— WHAT THE EXERCISE ASKS —
Skip the pictures. Set down, word for word, the lines from the start of the material up to and including the line with "1215, 1243, 1345, 1356, 1856, 2493]".
==== PROVIDED MATERIAL ====
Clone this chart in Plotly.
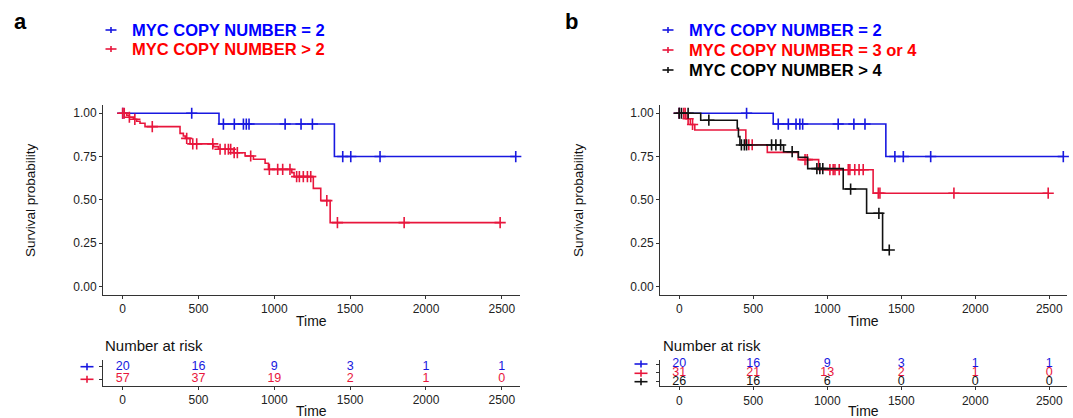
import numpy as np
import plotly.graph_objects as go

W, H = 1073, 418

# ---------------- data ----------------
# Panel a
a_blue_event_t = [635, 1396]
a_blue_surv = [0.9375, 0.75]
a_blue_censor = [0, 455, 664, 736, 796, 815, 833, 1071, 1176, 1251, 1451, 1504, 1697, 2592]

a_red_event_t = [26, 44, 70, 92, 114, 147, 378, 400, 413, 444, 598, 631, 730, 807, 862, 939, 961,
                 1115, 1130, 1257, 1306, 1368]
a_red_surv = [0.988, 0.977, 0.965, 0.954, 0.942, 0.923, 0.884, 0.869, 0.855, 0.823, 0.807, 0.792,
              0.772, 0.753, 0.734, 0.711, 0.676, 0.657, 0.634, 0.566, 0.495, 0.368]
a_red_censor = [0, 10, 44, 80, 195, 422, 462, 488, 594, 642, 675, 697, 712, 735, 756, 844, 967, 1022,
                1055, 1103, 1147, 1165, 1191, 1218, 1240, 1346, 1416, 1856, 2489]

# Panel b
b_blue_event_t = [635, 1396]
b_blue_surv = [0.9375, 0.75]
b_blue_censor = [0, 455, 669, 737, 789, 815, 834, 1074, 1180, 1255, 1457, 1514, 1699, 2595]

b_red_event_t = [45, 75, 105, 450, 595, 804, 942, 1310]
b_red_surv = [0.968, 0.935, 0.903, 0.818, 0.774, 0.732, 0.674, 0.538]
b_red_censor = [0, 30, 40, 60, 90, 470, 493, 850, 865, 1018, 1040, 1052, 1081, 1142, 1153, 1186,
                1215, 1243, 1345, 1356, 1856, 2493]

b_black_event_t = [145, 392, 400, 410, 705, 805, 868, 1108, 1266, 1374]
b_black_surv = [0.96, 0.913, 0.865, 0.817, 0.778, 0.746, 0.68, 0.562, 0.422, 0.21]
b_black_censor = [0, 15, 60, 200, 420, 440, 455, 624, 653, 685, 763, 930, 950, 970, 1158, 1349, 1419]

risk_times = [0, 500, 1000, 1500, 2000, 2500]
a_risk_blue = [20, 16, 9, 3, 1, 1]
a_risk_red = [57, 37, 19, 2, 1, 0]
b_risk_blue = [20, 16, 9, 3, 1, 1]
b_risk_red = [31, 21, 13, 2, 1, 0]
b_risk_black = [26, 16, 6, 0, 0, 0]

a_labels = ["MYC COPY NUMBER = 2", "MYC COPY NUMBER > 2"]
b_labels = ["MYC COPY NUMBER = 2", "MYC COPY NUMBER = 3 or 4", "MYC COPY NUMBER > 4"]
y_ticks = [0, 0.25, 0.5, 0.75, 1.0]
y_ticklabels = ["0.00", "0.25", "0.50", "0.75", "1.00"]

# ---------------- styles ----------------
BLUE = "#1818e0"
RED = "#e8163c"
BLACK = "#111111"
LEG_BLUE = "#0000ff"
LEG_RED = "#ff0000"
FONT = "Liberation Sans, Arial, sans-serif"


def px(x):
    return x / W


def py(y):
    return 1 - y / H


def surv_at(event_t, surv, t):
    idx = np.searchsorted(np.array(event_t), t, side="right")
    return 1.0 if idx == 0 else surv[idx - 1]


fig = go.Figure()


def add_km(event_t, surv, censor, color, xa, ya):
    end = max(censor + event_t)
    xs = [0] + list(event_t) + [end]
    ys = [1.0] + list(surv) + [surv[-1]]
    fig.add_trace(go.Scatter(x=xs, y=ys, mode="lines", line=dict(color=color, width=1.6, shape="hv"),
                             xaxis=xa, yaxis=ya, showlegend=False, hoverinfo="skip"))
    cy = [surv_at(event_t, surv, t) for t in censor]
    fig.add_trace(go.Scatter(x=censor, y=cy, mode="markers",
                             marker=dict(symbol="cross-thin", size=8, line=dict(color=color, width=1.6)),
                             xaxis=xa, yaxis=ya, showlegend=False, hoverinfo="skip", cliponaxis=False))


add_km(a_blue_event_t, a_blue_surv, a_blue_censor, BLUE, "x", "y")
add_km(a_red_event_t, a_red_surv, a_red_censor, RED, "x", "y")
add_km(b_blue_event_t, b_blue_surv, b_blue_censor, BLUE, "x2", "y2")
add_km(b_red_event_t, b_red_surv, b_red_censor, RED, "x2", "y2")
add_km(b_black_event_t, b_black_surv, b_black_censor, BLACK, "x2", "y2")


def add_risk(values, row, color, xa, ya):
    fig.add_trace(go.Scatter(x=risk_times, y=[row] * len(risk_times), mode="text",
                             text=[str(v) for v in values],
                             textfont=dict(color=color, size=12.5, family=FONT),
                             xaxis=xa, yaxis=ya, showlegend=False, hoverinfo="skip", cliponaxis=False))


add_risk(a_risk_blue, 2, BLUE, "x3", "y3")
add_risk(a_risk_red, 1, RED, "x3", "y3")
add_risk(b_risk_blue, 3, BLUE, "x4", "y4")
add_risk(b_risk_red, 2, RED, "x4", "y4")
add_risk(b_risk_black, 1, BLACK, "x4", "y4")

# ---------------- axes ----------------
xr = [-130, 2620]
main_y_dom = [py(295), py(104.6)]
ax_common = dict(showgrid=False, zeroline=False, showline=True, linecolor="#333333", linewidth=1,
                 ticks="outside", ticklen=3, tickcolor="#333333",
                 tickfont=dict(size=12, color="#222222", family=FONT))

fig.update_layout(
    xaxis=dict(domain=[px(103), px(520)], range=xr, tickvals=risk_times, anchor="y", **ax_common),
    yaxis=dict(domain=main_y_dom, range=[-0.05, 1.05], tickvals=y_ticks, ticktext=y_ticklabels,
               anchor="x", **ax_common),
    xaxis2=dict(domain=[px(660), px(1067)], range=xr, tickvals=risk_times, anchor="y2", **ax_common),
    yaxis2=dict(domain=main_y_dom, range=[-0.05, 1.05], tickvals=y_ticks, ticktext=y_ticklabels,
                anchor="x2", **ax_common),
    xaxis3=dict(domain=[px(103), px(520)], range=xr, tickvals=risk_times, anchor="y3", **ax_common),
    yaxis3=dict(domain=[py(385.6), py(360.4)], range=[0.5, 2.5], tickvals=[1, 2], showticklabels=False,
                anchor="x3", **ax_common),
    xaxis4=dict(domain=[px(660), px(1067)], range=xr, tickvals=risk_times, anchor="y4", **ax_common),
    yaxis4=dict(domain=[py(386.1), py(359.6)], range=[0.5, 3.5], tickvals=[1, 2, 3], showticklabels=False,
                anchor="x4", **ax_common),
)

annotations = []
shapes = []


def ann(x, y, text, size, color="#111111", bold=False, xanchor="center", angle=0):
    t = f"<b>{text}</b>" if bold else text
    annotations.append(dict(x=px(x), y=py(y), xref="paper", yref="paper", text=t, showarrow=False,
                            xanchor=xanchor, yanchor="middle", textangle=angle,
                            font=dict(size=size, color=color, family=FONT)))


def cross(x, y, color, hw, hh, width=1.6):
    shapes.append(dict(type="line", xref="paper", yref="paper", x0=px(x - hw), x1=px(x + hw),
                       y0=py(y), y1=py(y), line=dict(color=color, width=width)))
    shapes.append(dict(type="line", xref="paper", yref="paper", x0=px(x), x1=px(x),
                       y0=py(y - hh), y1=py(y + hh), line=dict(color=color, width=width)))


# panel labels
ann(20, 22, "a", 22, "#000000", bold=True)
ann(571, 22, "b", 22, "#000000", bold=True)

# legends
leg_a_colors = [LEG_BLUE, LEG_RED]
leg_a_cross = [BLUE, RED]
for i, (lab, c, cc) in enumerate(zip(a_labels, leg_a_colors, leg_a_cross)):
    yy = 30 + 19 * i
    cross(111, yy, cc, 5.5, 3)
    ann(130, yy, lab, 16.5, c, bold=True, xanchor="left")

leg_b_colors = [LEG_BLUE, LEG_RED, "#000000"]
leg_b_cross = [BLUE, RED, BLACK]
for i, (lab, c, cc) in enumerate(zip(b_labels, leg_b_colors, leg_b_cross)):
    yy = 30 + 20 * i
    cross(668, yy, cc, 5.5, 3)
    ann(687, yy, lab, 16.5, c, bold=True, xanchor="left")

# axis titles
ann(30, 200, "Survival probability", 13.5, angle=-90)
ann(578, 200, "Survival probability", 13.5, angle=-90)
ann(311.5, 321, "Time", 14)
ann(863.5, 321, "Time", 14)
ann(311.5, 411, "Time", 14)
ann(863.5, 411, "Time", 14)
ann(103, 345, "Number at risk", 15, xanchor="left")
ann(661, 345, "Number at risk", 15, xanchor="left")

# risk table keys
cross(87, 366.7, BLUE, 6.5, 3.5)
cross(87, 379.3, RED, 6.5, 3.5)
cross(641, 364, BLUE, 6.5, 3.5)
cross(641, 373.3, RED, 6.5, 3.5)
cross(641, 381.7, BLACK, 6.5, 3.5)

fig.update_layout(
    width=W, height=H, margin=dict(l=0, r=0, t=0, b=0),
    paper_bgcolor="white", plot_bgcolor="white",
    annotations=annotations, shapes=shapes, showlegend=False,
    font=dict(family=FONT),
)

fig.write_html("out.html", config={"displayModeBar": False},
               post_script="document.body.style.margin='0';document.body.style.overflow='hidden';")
====
— THE OUTPUT —
Clone this chart in Plotly.
import numpy as np
import plotly.graph_objects as go

W, H = 1073, 418

# ---------------- data ----------------
# Panel a
a_blue_event_t = [635, 1396]
a_blue_surv = [0.9375, 0.75]
a_blue_censor = [0, 455, 664, 736, 796, 815, 833, 1071, 1176, 1251, 1451, 1504, 1697, 2592]

a_red_event_t = [26, 44, 70, 92, 114, 147, 378, 400, 413, 444, 598, 631, 730, 807, 862, 939, 961,
                 1115, 1130, 1257, 1306, 1368]
a_red_surv = [0.988, 0.977, 0.965, 0.954, 0.942, 0.923, 0.884, 0.869, 0.855, 0.823, 0.807, 0.792,
              0.772, 0.753, 0.734, 0.711, 0.676, 0.657, 0.634, 0.566, 0.495, 0.368]
a_red_censor = [0, 10, 44, 80, 195, 422, 462, 488, 594, 642, 675, 697, 712, 735, 756, 844, 967, 1022,
                1055, 1103, 1147, 1165, 1191, 1218, 1240, 1346, 1416, 1856, 2489]

# Panel b
b_blue_event_t = [635, 1396]
b_blue_surv = [0.9375, 0.75]
b_blue_censor = [0, 455, 669, 737, 789, 815, 834, 1074, 1180, 1255, 1457, 1514, 1699, 2595]

b_red_event_t = [45, 75, 105, 450, 595, 804, 942, 1310]
b_red_surv = [0.968, 0.935, 0.903, 0.818, 0.774, 0.732, 0.674, 0.538]
b_red_censor = [0, 30, 40, 60, 90, 470, 493, 850, 865, 1018, 1040, 1052, 1081, 1142, 1153, 1186,
                1215, 1243, 1345, 1356, 1856, 2493]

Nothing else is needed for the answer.